#### What the task asks:
Retype nothing but the lines from the start of the material up to and including the line with "Pie, Cell, Label". Pictures don't belong in the copy.

#### Data:
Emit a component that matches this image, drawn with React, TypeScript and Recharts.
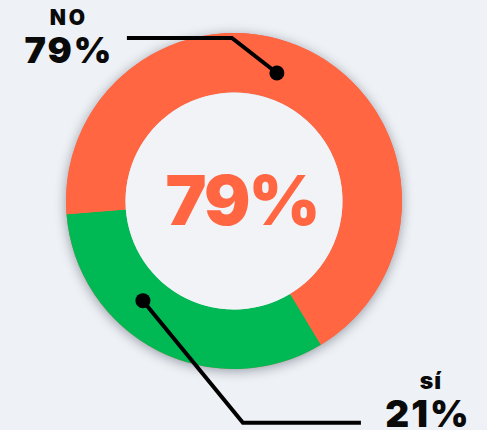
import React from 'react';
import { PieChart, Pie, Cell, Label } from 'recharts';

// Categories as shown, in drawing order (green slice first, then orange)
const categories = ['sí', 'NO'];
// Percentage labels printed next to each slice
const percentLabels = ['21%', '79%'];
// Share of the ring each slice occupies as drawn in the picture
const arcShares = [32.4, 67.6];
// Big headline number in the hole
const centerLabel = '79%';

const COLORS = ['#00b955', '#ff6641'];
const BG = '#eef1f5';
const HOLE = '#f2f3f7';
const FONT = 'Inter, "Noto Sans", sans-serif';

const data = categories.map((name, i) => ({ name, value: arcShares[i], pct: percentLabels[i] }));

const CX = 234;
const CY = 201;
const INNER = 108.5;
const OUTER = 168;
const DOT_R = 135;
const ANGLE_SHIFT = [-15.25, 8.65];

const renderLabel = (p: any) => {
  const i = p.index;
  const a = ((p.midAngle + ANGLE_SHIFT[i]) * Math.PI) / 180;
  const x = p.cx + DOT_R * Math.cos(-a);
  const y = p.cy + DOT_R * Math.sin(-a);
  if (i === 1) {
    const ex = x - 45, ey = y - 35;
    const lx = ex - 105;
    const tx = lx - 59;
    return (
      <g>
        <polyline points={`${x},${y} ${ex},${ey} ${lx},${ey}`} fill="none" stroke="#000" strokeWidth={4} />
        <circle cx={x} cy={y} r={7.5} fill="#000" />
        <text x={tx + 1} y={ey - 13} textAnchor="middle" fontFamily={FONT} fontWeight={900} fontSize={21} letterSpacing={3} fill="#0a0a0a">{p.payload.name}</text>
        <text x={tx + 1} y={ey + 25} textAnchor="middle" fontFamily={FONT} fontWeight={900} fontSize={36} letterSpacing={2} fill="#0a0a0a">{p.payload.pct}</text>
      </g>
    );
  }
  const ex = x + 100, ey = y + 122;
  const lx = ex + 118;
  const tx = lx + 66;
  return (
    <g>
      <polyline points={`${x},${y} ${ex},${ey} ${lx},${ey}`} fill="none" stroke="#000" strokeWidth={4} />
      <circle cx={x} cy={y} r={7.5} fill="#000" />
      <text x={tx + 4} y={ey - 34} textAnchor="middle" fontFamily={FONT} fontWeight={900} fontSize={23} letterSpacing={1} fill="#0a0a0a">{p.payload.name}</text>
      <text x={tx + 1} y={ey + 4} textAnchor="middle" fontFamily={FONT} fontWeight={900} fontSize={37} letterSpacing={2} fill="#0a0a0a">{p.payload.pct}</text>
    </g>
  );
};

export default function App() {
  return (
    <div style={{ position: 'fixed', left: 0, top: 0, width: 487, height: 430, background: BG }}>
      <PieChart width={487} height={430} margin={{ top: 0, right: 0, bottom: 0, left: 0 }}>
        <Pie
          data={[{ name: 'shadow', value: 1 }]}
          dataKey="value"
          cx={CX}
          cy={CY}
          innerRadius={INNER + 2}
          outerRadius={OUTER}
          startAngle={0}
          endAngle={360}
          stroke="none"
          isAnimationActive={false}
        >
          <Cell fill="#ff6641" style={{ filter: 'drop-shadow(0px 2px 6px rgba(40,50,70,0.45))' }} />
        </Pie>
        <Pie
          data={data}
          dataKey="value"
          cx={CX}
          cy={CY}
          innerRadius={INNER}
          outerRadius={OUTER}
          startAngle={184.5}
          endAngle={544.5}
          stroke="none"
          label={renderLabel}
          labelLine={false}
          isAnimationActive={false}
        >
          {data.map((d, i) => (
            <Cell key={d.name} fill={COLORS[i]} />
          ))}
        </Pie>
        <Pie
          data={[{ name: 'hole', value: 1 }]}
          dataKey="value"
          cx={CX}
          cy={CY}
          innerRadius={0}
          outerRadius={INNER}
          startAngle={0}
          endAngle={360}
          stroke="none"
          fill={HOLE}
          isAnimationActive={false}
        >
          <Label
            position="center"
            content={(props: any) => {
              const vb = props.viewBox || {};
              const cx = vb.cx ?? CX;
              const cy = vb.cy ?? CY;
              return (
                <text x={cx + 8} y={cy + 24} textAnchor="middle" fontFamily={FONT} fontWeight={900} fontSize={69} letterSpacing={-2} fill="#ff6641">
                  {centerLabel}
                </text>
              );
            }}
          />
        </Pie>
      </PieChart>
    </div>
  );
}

#### Exercise output:
Emit a component that matches this image, drawn with React, TypeScript and Recharts.
import React from 'react';
import { PieChart, Pie, Cell, Label } from 'recharts';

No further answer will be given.